[Figure scripts]
========================================================================
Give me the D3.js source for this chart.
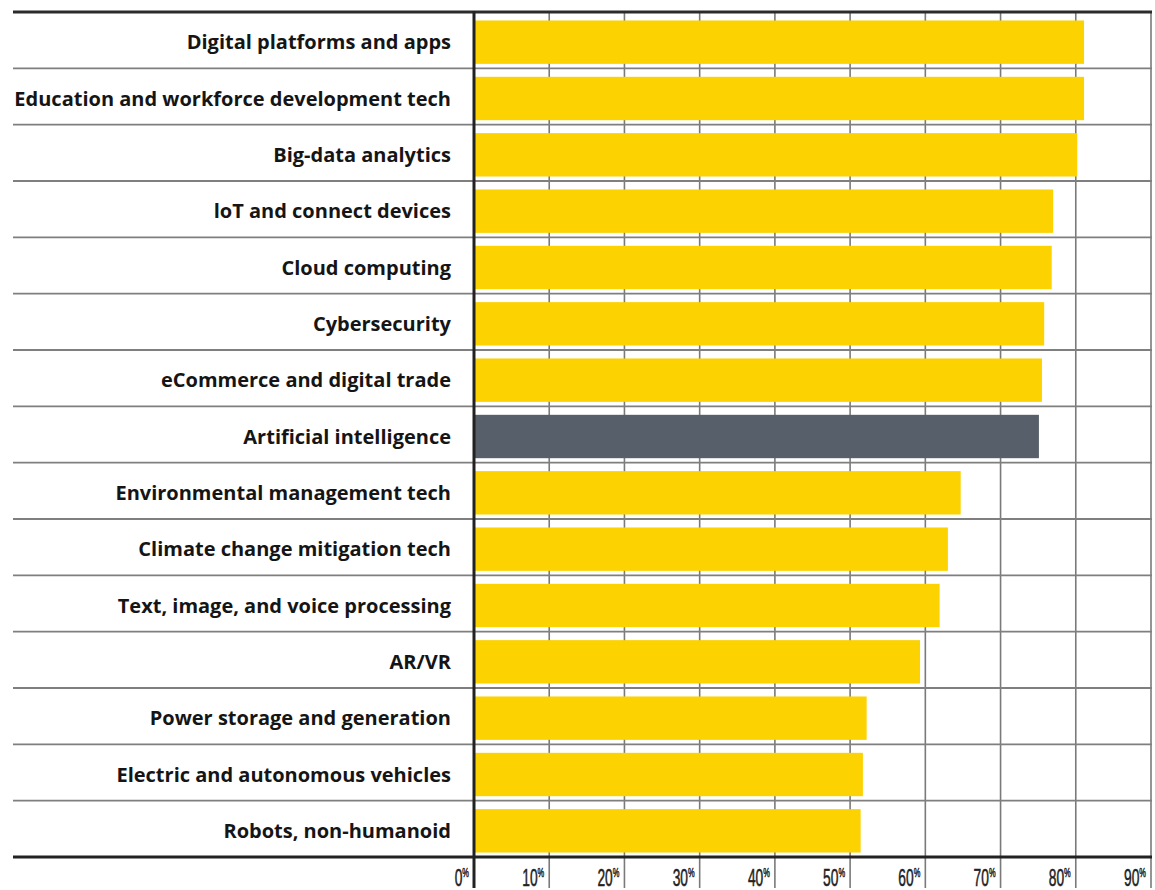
<!DOCTYPE html>
<html>
<head>
<meta charset="utf-8">
<script src="https://cdn.jsdelivr.net/npm/d3@7"></script>
<style>
  html, body { margin: 0; padding: 0; background: #fff; }
  svg { display: block; }
</style>
</head>
<body>
<svg id="chart" width="1155" height="890"></svg>
<script>
const categories = [
  "Digital platforms and apps",
  "Education and workforce development tech",
  "Big-data analytics",
  "loT and connect devices",
  "Cloud computing",
  "Cybersecurity",
  "eCommerce and digital trade",
  "Artificial intelligence",
  "Environmental management tech",
  "Climate change mitigation tech",
  "Text, image, and voice processing",
  "AR/VR",
  "Power storage and generation",
  "Electric and autonomous vehicles",
  "Robots, non-humanoid"
];
const values = [81.1, 81.1, 80.2, 77.0, 76.8, 75.8, 75.5, 75.1, 64.7, 63.0, 61.9, 59.3, 52.2, 51.7, 51.4];
const highlighted = ["Artificial intelligence"];
const tickValues = [0, 10, 20, 30, 40, 50, 60, 70, 80, 90];

(function () {
const svg = d3.select("#chart");
const mLeft = 474, mRight = 1151, mTop = 12, mBottom = 857, frameLeft = 13, tickBottom = 888;

const x = d3.scaleLinear().domain([0, 90]).range([mLeft, mRight]);
const y = d3.scaleBand().domain(categories).range([mTop, mBottom]).paddingInner(0.23).paddingOuter(0.115);
const step = y.step();

// vertical gridlines (behind bars), extending down as ticks
svg.append("g").selectAll("line").data(tickValues.filter(t => t > 0)).join("line")
  .attr("x1", d => x(d)).attr("x2", d => x(d))
  .attr("y1", mTop).attr("y2", tickBottom)
  .attr("stroke", "#7a7a7a").attr("stroke-width", 1.6);

// row separators
svg.append("g").selectAll("line").data(categories.slice(1)).join("line")
  .attr("x1", frameLeft).attr("x2", mRight + 1)
  .attr("y1", (d, i) => mTop + step * (i + 1)).attr("y2", (d, i) => mTop + step * (i + 1))
  .attr("stroke", "#7f7f7f").attr("stroke-width", 1.8);

// bars
svg.append("g").selectAll("rect").data(categories).join("rect")
  .attr("x", x(0))
  .attr("y", d => y(d) + 2)
  .attr("width", (d, i) => x(values[i]) - x(0))
  .attr("height", y.bandwidth())
  .attr("fill", d => highlighted.includes(d) ? "#565f6a" : "#fcd200");

// top frame line
svg.append("line").attr("x1", frameLeft).attr("x2", mRight + 1)
  .attr("y1", mTop).attr("y2", mTop).attr("stroke", "#2b2b2b").attr("stroke-width", 3);
// bottom axis line
svg.append("line").attr("x1", frameLeft).attr("x2", mRight + 1)
  .attr("y1", mBottom).attr("y2", mBottom).attr("stroke", "#222").attr("stroke-width", 3);
// zero axis
svg.append("line").attr("x1", x(0)).attr("x2", x(0))
  .attr("y1", mTop - 1).attr("y2", tickBottom).attr("stroke", "#222").attr("stroke-width", 3);

// category labels
svg.append("g").selectAll("text").data(categories).join("text")
  .attr("x", 451)
  .attr("y", d => y(d) + y.bandwidth() / 2 + 2)
  .attr("dy", "0.35em")
  .attr("text-anchor", "end")
  .attr("font-family", "'Open Sans', Lato, sans-serif")
  .attr("font-weight", 700)
  .attr("font-size", 20)
  .attr("fill", "#151515")
  .text(d => d);

// tick labels (condensed digits with superscript %)
const tl = svg.append("g").selectAll("text").data(tickValues).join("text")
  .attr("transform", d => `translate(${x(d) - 5},885.5) scale(0.6,1)`)
  .attr("text-anchor", "end")
  .attr("font-family", "'Liberation Sans', Arial, sans-serif")
  .attr("font-size", 23)
  .attr("fill", "#222")
  .attr("stroke", "#222")
  .attr("stroke-width", 0.5);
tl.append("tspan").text(d => d);
tl.append("tspan").attr("font-size", 12.5).attr("dy", -8.5).text("%");
})();
</script>
</body>
</html>
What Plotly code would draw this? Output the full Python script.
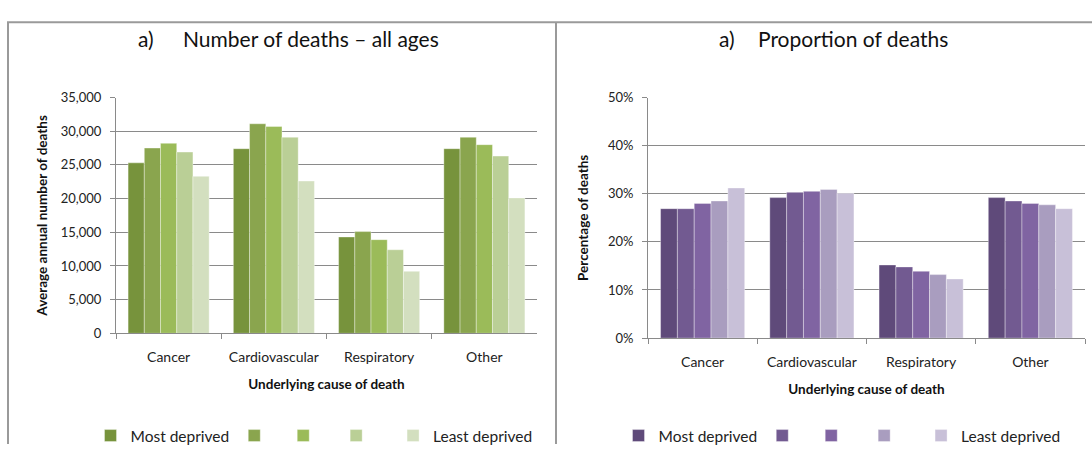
========================================================================
Strip out the pictures and quote the remaining data word for word.

Give me the D3.js source for this chart.
<!DOCTYPE html>
<html>
<head>
<meta charset="utf-8">
<script src="https://cdn.jsdelivr.net/npm/d3@7"></script>
<style>
  html, body { margin: 0; padding: 0; background: #fff; }
  svg { display: block; }
</style>
</head>
<body>
<svg id="chart" width="1155" height="890"></svg>
<script>
const categories = [
  "Digital platforms and apps",
  "Education and workforce development tech",
  "Big-data analytics",
  "loT and connect devices",
  "Cloud computing",
  "Cybersecurity",
  "eCommerce and digital trade",
  "Artificial intelligence",
  "Environmental management tech",
  "Climate change mitigation tech",
  "Text, image, and voice processing",
  "AR/VR",
  "Power storage and generation",
  "Electric and autonomous vehicles",
  "Robots, non-humanoid"
];
const values = [81.1, 81.1, 80.2, 77.0, 76.8, 75.8, 75.5, 75.1, 64.7, 63.0, 61.9, 59.3, 52.2, 51.7, 51.4];
const highlighted = ["Artificial intelligence"];
const tickValues = [0, 10, 20, 30, 40, 50, 60, 70, 80, 90];

(function () {
const svg = d3.select("#chart");
const mLeft = 474, mRight = 1151, mTop = 12, mBottom = 857, frameLeft = 13, tickBottom = 888;

const x = d3.scaleLinear().domain([0, 90]).range([mLeft, mRight]);
const y = d3.scaleBand().domain(categories).range([mTop, mBottom]).paddingInner(0.23).paddingOuter(0.115);
const step = y.step();

// vertical gridlines (behind bars), extending down as ticks
svg.append("g").selectAll("line").data(tickValues.filter(t => t > 0)).join("line")
  .attr("x1", d => x(d)).attr("x2", d => x(d))
  .attr("y1", mTop).attr("y2", tickBottom)
  .attr("stroke", "#7a7a7a").attr("stroke-width", 1.6);

// row separators
svg.append("g").selectAll("line").data(categories.slice(1)).join("line")
  .attr("x1", frameLeft).attr("x2", mRight + 1)
  .attr("y1", (d, i) => mTop + step * (i + 1)).attr("y2", (d, i) => mTop + step * (i + 1))
  .attr("stroke", "#7f7f7f").attr("stroke-width", 1.8);

// bars
svg.append("g").selectAll("rect").data(categories).join("rect")
  .attr("x", x(0))
  .attr("y", d => y(d) + 2)
  .attr("width", (d, i) => x(values[i]) - x(0))
  .attr("height", y.bandwidth())
  .attr("fill", d => highlighted.includes(d) ? "#565f6a" : "#fcd200");

// top frame line
svg.append("line").attr("x1", frameLeft).attr("x2", mRight + 1)
  .attr("y1", mTop).attr("y2", mTop).attr("stroke", "#2b2b2b").attr("stroke-width", 3);
// bottom axis line
svg.append("line").attr("x1", frameLeft).attr("x2", mRight + 1)
  .attr("y1", mBottom).attr("y2", mBottom).attr("stroke", "#222").attr("stroke-width", 3);
// zero axis
svg.append("line").attr("x1", x(0)).attr("x2", x(0))
  .attr("y1", mTop - 1).attr("y2", tickBottom).attr("stroke", "#222").attr("stroke-width", 3);

// category labels
svg.append("g").selectAll("text").data(categories).join("text")
  .attr("x", 451)
  .attr("y", d => y(d) + y.bandwidth() / 2 + 2)
  .attr("dy", "0.35em")
  .attr("text-anchor", "end")
  .attr("font-family", "'Open Sans', Lato, sans-serif")
  .attr("font-weight", 700)
  .attr("font-size", 20)
  .attr("fill", "#151515")
  .text(d => d);

// tick labels (condensed digits with superscript %)
const tl = svg.append("g").selectAll("text").data(tickValues).join("text")
  .attr("transform", d => `translate(${x(d) - 5},885.5) scale(0.6,1)`)
  .attr("text-anchor", "end")
  .attr("font-family", "'Liberation Sans', Arial, sans-serif")
  .attr("font-size", 23)
  .attr("fill", "#222")
  .attr("stroke", "#222")
  .attr("stroke-width", 0.5);
tl.append("tspan").text(d => d);
tl.append("tspan").attr("font-size", 12.5).attr("dy", -8.5).text("%");
})();
</script>
</body>
</html>
What Plotly code would draw this? Output the full Python script.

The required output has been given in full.